What is needed:
Copy all of the material exactly. Pictures are not to appear in the copy.

Dataset excerpt:
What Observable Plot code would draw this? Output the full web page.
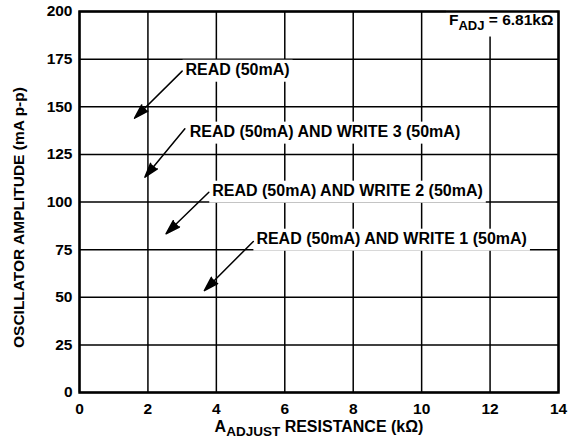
<!DOCTYPE html>
<html><head><meta charset="utf-8">
<script src="https://cdn.jsdelivr.net/npm/d3@7"></script>
<script src="https://cdn.jsdelivr.net/npm/@observablehq/plot@0.6"></script>
<style>body{margin:0;background:#fff} svg{display:block}</style>
</head><body>
<div id="chart"></div>
<script>
const xTicks = [0, 2, 4, 6, 8, 10, 12, 14];
const yTicks = [0, 25, 50, 75, 100, 125, 150, 175, 200];
const labelText = ["READ (50mA)", "READ (50mA) AND WRITE 3 (50mA)", "READ (50mA) AND WRITE 2 (50mA)", "READ (50mA) AND WRITE 1 (50mA)"];
const labelX = [3.10, 3.22, 3.88, 5.17];
const labelY = [169.5, 137, 106, 80.8];
const arrowX1 = [3.00, 3.08, 3.78, 5.08];
const arrowY1 = [168.7, 138.4, 105.1, 79.3];
const arrowX2 = [1.61, 1.91, 2.53, 3.65];
const arrowY2 = [144.0, 113.0, 83.3, 53.5];
const noteParts = ["F", "ADJ", " = 6.81k\u03A9"];
const noteX = [13.85];
const noteY = [195.5];
const xTitleParts = ["A", "ADJUST", " RESISTANCE (k\u03A9)"];
const yTitle = "OSCILLATOR AMPLITUDE (mA p-p)";

const labels = labelText.map((t, i) => ({t, x: labelX[i], y: labelY[i]}));
const arrows = arrowX1.map((x1, i) => ({x1, y1: arrowY1[i], x2: arrowX2[i], y2: arrowY2[i]}));
const note = [{t: noteParts.join(""), x: noteX[0], y: noteY[0]}];

const FONT = "'Liberation Sans', Arial, Helvetica, sans-serif";

const svg = Plot.plot({
  width: 573,
  height: 445,
  marginLeft: 79,
  marginRight: 15,
  marginTop: 11,
  marginBottom: 53,
  style: {fontFamily: FONT, fontSize: "15.5px", fontWeight: "bold", color: "black", background: "white"},
  x: {domain: [0, 14], ticks: xTicks, label: null},
  y: {domain: [0, 200], ticks: yTicks, label: null},
  marks: [
    Plot.gridX(xTicks, {stroke: "black", strokeOpacity: 1, strokeWidth: 1.5}),
    Plot.gridY(yTicks, {stroke: "black", strokeOpacity: 1, strokeWidth: 1.5}),
    Plot.text(labels, {x: "x", y: "y", text: "t", textAnchor: "start", fill: "black", fontSize: 16, fontWeight: "bold", className: "lbl"}),
    Plot.text(note, {x: "x", y: "y", text: "t", textAnchor: "end", fill: "black", fontSize: 15.5, fontWeight: "bold", className: "note"}),
    Plot.arrow(arrows, {x1: "x1", y1: "y1", x2: "x2", y2: "y2", stroke: "black", fill: "black", strokeWidth: 1.5, headAngle: 34, headLength: 15}),
    Plot.frame({stroke: "black", strokeWidth: 2.5}),
    Plot.axisX(xTicks, {tickSize: 0, tickPadding: 10, fontSize: 15.5, fontWeight: "bold", label: null}),
    Plot.axisY(yTicks, {tickSize: 0, tickPadding: 7, fontSize: 15.5, fontWeight: "bold", label: null}),
    Plot.text([xTitleParts.join("")], {frameAnchor: "bottom", dy: 39, textAnchor: "middle", fill: "black", fontSize: 16, fontWeight: "bold", className: "xtitle"}),
    Plot.text([yTitle], {frameAnchor: "left", dx: -60, dy: 146, rotate: -90, textAnchor: "start", fill: "black", fontSize: 15.5, fontWeight: "bold"})
  ]
});

document.getElementById("chart").append(svg);

function subscriptify(el, parts, mainSize, subSize, shift) {
  while (el.firstChild) el.removeChild(el.firstChild);
  const ns = "http://www.w3.org/2000/svg";
  const a = document.createElementNS(ns, "tspan"); a.textContent = parts[0]; a.setAttribute("font-size", mainSize);
  const b = document.createElementNS(ns, "tspan"); b.textContent = parts[1]; b.setAttribute("font-size", subSize); b.setAttribute("dy", shift);
  const c = document.createElementNS(ns, "tspan"); c.textContent = parts[2]; c.setAttribute("font-size", mainSize); c.setAttribute("dy", -shift);
  el.append(a, b, c);
}
svg.querySelectorAll("g.note text").forEach(el => subscriptify(el, noteParts, 15.5, 13, 4.5));
svg.querySelectorAll("g.xtitle text").forEach(el => subscriptify(el, xTitleParts, 16, 13.5, 4));

// white boxes behind annotation labels
svg.querySelectorAll("g.lbl text, g.note text").forEach(el => {
  const bb = el.getBBox();
  const r = document.createElementNS("http://www.w3.org/2000/svg", "rect");
  r.setAttribute("x", bb.x - 3);
  r.setAttribute("y", bb.y - 1);
  r.setAttribute("width", bb.width + 6);
  r.setAttribute("height", bb.height + 5);
  r.setAttribute("fill", "white");
  r.setAttribute("stroke", "none");
  const tr = el.getAttribute("transform");
  if (tr) r.setAttribute("transform", tr);
  el.parentNode.insertBefore(r, el);
});
svg.querySelectorAll('g[aria-label="arrow"] path').forEach(p => p.setAttribute("fill", "black"));
</script>
</body></html>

Expected output:
What Observable Plot code would draw this? Output the full web page.
<!DOCTYPE html>
<html><head><meta charset="utf-8">
<script src="https://cdn.jsdelivr.net/npm/d3@7"></script>
<script src="https://cdn.jsdelivr.net/npm/@observablehq/plot@0.6"></script>
<style>body{margin:0;background:#fff} svg{display:block}</style>
</head><body>
<div id="chart"></div>
<script>
const xTicks = [0, 2, 4, 6, 8, 10, 12, 14];
const yTicks = [0, 25, 50, 75, 100, 125, 150, 175, 200];
const labelText = ["READ (50mA)", "READ (50mA) AND WRITE 3 (50mA)", "READ (50mA) AND WRITE 2 (50mA)", "READ (50mA) AND WRITE 1 (50mA)"];
const labelX = [3.10, 3.22, 3.88, 5.17];
const labelY = [169.5, 137, 106, 80.8];
const arrowX1 = [3.00, 3.08, 3.78, 5.08];
const arrowY1 = [168.7, 138.4, 105.1, 79.3];
const arrowX2 = [1.61, 1.91, 2.53, 3.65];
const arrowY2 = [144.0, 113.0, 83.3, 53.5];
const noteParts = ["F", "ADJ", " = 6.81k\u03A9"];
const noteX = [13.85];
const noteY = [195.5];
const xTitleParts = ["A", "ADJUST", " RESISTANCE (k\u03A9)"];
const yTitle = "OSCILLATOR AMPLITUDE (mA p-p)";

const labels = labelText.map((t, i) => ({t, x: labelX[i], y: labelY[i]}));
const arrows = arrowX1.map((x1, i) => ({x1, y1: arrowY1[i], x2: arrowX2[i], y2: arrowY2[i]}));
const note = [{t: noteParts.join(""), x: noteX[0], y: noteY[0]}];

const FONT = "'Liberation Sans', Arial, Helvetica, sans-serif";

const svg = Plot.plot({
  width: 573,
  height: 445,
  marginLeft: 79,
  marginRight: 15,
  marginTop: 11,
  marginBottom: 53,
  style: {fontFamily: FONT, fontSize: "15.5px", fontWeight: "bold", color: "black", background: "white"},
  x: {domain: [0, 14], ticks: xTicks, label: null},
  y: {domain: [0, 200], ticks: yTicks, label: null},
  marks: [
    Plot.gridX(xTicks, {stroke: "black", strokeOpacity: 1, strokeWidth: 1.5}),
    Plot.gridY(yTicks, {stroke: "black", strokeOpacity: 1, strokeWidth: 1.5}),
    Plot.text(labels, {x: "x", y: "y", text: "t", textAnchor: "start", fill: "black", fontSize: 16, fontWeight: "bold", className: "lbl"}),
    Plot.text(note, {x: "x", y: "y", text: "t", textAnchor: "end", fill: "black", fontSize: 15.5, fontWeight: "bold", className: "note"}),
    Plot.arrow(arrows, {x1: "x1", y1: "y1", x2: "x2", y2: "y2", stroke: "black", fill: "black", strokeWidth: 1.5, headAngle: 34, headLength: 15}),
    Plot.frame({stroke: "black", strokeWidth: 2.5}),
    Plot.axisX(xTicks, {tickSize: 0, tickPadding: 10, fontSize: 15.5, fontWeight: "bold", label: null}),
    Plot.axisY(yTicks, {tickSize: 0, tickPadding: 7, fontSize: 15.5, fontWeight: "bold", label: null}),
    Plot.text([xTitleParts.join("")], {frameAnchor: "bottom", dy: 39, textAnchor: "middle", fill: "black", fontSize: 16, fontWeight: "bold", className: "xtitle"}),
    Plot.text([yTitle], {frameAnchor: "left", dx: -60, dy: 146, rotate: -90, textAnchor: "start", fill: "black", fontSize: 15.5, fontWeight: "bold"})
  ]
});

document.getElementById("chart").append(svg);

function subscriptify(el, parts, mainSize, subSize, shift) {
  while (el.firstChild) el.removeChild(el.firstChild);
  const ns = "http://www.w3.org/2000/svg";
  const a = document.createElementNS(ns, "tspan"); a.textContent = parts[0]; a.setAttribute("font-size", mainSize);
  const b = document.createElementNS(ns, "tspan"); b.textContent = parts[1]; b.setAttribute("font-size", subSize); b.setAttribute("dy", shift);
  const c = document.createElementNS(ns, "tspan"); c.textContent = parts[2]; c.setAttribute("font-size", mainSize); c.setAttribute("dy", -shift);
  el.append(a, b, c);
}
svg.querySelectorAll("g.note text").forEach(el => subscriptify(el, noteParts, 15.5, 13, 4.5));
svg.querySelectorAll("g.xtitle text").forEach(el => subscriptify(el, xTitleParts, 16, 13.5, 4));

// white boxes behind annotation labels
svg.querySelectorAll("g.lbl text, g.note text").forEach(el => {
  const bb = el.getBBox();
  const r = document.createElementNS("http://www.w3.org/2000/svg", "rect");
  r.setAttribute("x", bb.x - 3);
  r.setAttribute("y", bb.y - 1);
  r.setAttribute("width", bb.width + 6);
  r.setAttribute("height", bb.height + 5);
  r.setAttribute("fill", "white");
  r.setAttribute("stroke", "none");
  const tr = el.getAttribute("transform");
  if (tr) r.setAttribute("transform", tr);
  el.parentNode.insertBefore(r, el);
});
svg.querySelectorAll('g[aria-label="arrow"] path').forEach(p => p.setAttribute("fill", "black"));
</script>
</body></html>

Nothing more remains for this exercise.